Exercise directions: Transcribe the material verbatim in full; the pictures do not belong in the copy.

Stored data:
-- START --
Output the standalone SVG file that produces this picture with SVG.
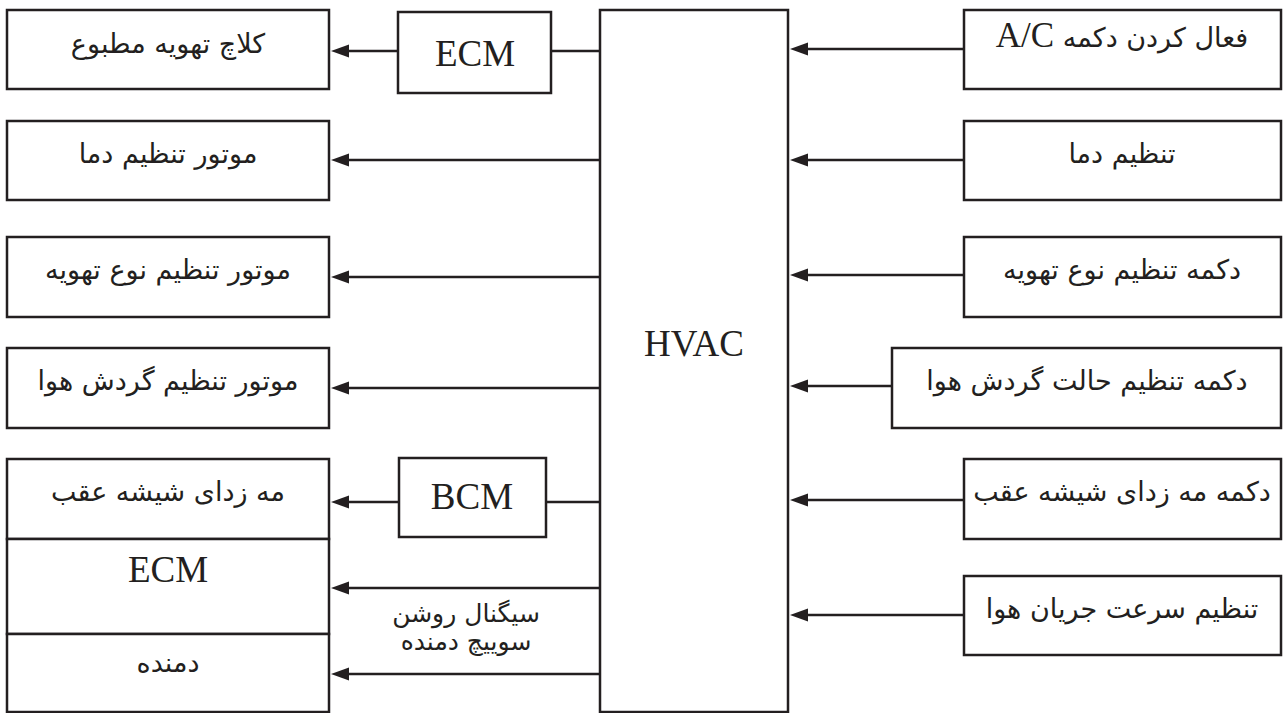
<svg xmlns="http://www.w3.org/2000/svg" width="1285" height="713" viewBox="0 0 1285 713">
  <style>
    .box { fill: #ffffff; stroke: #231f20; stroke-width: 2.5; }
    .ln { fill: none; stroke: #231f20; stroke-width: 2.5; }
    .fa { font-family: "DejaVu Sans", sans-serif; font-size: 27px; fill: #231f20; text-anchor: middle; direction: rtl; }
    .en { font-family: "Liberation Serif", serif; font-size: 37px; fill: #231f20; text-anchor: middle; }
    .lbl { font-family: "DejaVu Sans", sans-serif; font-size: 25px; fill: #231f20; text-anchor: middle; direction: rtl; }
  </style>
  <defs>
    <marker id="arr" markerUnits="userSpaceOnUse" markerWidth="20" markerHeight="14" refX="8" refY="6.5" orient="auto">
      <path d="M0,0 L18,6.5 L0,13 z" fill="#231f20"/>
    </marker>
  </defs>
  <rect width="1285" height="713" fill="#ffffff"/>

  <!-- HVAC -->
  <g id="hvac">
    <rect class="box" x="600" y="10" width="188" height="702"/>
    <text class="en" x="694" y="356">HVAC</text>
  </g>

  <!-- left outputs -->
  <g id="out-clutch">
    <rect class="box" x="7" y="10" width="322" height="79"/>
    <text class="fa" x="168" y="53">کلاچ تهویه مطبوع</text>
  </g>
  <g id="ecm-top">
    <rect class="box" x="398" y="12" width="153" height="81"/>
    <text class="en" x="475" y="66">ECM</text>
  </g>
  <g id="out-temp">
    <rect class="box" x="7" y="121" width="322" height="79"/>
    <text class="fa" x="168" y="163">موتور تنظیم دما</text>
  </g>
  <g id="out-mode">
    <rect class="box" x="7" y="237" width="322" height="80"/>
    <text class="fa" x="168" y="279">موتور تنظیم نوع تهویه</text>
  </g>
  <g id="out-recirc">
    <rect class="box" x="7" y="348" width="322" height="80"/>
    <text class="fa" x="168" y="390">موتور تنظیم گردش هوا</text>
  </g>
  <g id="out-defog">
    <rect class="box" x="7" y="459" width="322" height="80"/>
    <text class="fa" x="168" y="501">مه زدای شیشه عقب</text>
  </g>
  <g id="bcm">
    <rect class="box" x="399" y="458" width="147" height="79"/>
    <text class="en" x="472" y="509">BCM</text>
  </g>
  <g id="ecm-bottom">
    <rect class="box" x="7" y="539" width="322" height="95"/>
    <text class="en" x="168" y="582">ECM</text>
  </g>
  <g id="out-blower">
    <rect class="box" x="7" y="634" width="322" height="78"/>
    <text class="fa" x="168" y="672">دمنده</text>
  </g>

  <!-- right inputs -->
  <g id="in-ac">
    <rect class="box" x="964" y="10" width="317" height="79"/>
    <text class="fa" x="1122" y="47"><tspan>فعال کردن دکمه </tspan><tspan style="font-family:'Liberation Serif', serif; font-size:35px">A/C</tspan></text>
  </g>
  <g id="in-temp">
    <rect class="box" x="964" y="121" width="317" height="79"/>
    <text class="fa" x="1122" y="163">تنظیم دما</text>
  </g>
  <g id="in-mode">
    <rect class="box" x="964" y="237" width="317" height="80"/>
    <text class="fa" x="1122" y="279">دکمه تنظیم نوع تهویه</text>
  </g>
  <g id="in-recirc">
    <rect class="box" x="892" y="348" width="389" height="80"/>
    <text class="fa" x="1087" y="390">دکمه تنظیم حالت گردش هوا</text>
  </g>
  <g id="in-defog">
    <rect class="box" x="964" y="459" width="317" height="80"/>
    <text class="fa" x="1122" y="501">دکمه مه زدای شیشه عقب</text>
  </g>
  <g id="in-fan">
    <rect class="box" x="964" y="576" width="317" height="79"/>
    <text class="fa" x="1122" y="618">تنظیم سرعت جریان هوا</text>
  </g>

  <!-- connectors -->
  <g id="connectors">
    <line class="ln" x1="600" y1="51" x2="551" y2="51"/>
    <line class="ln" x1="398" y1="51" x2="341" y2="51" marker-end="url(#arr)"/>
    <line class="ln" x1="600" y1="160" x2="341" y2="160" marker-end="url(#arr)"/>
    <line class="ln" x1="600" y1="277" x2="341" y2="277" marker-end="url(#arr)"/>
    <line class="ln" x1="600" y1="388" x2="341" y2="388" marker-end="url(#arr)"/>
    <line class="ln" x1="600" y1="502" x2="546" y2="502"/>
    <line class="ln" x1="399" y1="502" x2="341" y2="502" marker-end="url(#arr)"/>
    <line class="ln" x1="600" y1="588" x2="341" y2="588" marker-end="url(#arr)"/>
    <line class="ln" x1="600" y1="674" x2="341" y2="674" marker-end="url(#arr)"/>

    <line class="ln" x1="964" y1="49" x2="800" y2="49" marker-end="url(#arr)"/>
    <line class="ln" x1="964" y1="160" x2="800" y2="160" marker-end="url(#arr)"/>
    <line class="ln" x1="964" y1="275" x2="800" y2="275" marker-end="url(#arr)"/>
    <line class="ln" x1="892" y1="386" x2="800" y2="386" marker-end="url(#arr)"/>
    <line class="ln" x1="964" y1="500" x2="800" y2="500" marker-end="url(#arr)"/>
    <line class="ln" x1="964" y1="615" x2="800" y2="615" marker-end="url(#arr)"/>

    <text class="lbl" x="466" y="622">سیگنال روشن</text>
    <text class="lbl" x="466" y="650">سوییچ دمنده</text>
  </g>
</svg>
-- END --
Task output:
Output the standalone SVG file that produces this picture with SVG.
<svg xmlns="http://www.w3.org/2000/svg" width="1285" height="713" viewBox="0 0 1285 713">
  <style>
    .box { fill: #ffffff; stroke: #231f20; stroke-width: 2.5; }
    .ln { fill: none; stroke: #231f20; stroke-width: 2.5; }
    .fa { font-family: "DejaVu Sans", sans-serif; font-size: 27px; fill: #231f20; text-anchor: middle; direction: rtl; }
    .en { font-family: "Liberation Serif", serif; font-size: 37px; fill: #231f20; text-anchor: middle; }
    .lbl { font-family: "DejaVu Sans", sans-serif; font-size: 25px; fill: #231f20; text-anchor: middle; direction: rtl; }
  </style>
  <defs>
    <marker id="arr" markerUnits="userSpaceOnUse" markerWidth="20" markerHeight="14" refX="8" refY="6.5" orient="auto">
      <path d="M0,0 L18,6.5 L0,13 z" fill="#231f20"/>
    </marker>
  </defs>
  <rect width="1285" height="713" fill="#ffffff"/>

  <!-- HVAC -->
  <g id="hvac">
    <rect class="box" x="600" y="10" width="188" height="702"/>
    <text class="en" x="694" y="356">HVAC</text>
  </g>

  <!-- left outputs -->
  <g id="out-clutch">
    <rect class="box" x="7" y="10" width="322" height="79"/>
    <text class="fa" x="168" y="53">کلاچ تهویه مطبوع</text>
  </g>
  <g id="ecm-top">
    <rect class="box" x="398" y="12" width="153" height="81"/>
    <text class="en" x="475" y="66">ECM</text>
  </g>
  <g id="out-temp">
    <rect class="box" x="7" y="121" width="322" height="79"/>
    <text class="fa" x="168" y="163">موتور تنظیم دما</text>
  </g>
  <g id="out-mode">
    <rect class="box" x="7" y="237" width="322" height="80"/>
    <text class="fa" x="168" y="279">موتور تنظیم نوع تهویه</text>
  </g>
  <g id="out-recirc">
    <rect class="box" x="7" y="348" width="322" height="80"/>
    <text class="fa" x="168" y="390">موتور تنظیم گردش هوا</text>
  </g>
  <g id="out-defog">
    <rect class="box" x="7" y="459" width="322" height="80"/>
    <text class="fa" x="168" y="501">مه زدای شیشه عقب</text>
  </g>
  <g id="bcm">
    <rect class="box" x="399" y="458" width="147" height="79"/>
    <text class="en" x="472" y="509">BCM</text>
  </g>
  <g id="ecm-bottom">
    <rect class="box" x="7" y="539" width="322" height="95"/>
    <text class="en" x="168" y="582">ECM</text>
  </g>
  <g id="out-blower">
    <rect class="box" x="7" y="634" width="322" height="78"/>
    <text class="fa" x="168" y="672">دمنده</text>
  </g>

  <!-- right inputs -->
  <g id="in-ac">
    <rect class="box" x="964" y="10" width="317" height="79"/>
    <text class="fa" x="1122" y="47"><tspan>فعال کردن دکمه </tspan><tspan style="font-family:'Liberation Serif', serif; font-size:35px">A/C</tspan></text>
  </g>
  <g id="in-temp">
    <rect class="box" x="964" y="121" width="317" height="79"/>
    <text class="fa" x="1122" y="163">تنظیم دما</text>
  </g>
  <g id="in-mode">
    <rect class="box" x="964" y="237" width="317" height="80"/>
    <text class="fa" x="1122" y="279">دکمه تنظیم نوع تهویه</text>
  </g>
  <g id="in-recirc">
    <rect class="box" x="892" y="348" width="389" height="80"/>
    <text class="fa" x="1087" y="390">دکمه تنظیم حالت گردش هوا</text>
  </g>
  <g id="in-defog">
    <rect class="box" x="964" y="459" width="317" height="80"/>
    <text class="fa" x="1122" y="501">دکمه مه زدای شیشه عقب</text>
  </g>
  <g id="in-fan">
    <rect class="box" x="964" y="576" width="317" height="79"/>
    <text class="fa" x="1122" y="618">تنظیم سرعت جریان هوا</text>
  </g>

  <!-- connectors -->
  <g id="connectors">
    <line class="ln" x1="600" y1="51" x2="551" y2="51"/>
    <line class="ln" x1="398" y1="51" x2="341" y2="51" marker-end="url(#arr)"/>
    <line class="ln" x1="600" y1="160" x2="341" y2="160" marker-end="url(#arr)"/>
    <line class="ln" x1="600" y1="277" x2="341" y2="277" marker-end="url(#arr)"/>
    <line class="ln" x1="600" y1="388" x2="341" y2="388" marker-end="url(#arr)"/>
    <line class="ln" x1="600" y1="502" x2="546" y2="502"/>
    <line class="ln" x1="399" y1="502" x2="341" y2="502" marker-end="url(#arr)"/>
    <line class="ln" x1="600" y1="588" x2="341" y2="588" marker-end="url(#arr)"/>
    <line class="ln" x1="600" y1="674" x2="341" y2="674" marker-end="url(#arr)"/>

    <line class="ln" x1="964" y1="49" x2="800" y2="49" marker-end="url(#arr)"/>
    <line class="ln" x1="964" y1="160" x2="800" y2="160" marker-end="url(#arr)"/>
    <line class="ln" x1="964" y1="275" x2="800" y2="275" marker-end="url(#arr)"/>
    <line class="ln" x1="892" y1="386" x2="800" y2="386" marker-end="url(#arr)"/>
    <line class="ln" x1="964" y1="500" x2="800" y2="500" marker-end="url(#arr)"/>
    <line class="ln" x1="964" y1="615" x2="800" y2="615" marker-end="url(#arr)"/>

    <text class="lbl" x="466" y="622">سیگنال روشن</text>
    <text class="lbl" x="466" y="650">سوییچ دمنده</text>
  </g>
</svg>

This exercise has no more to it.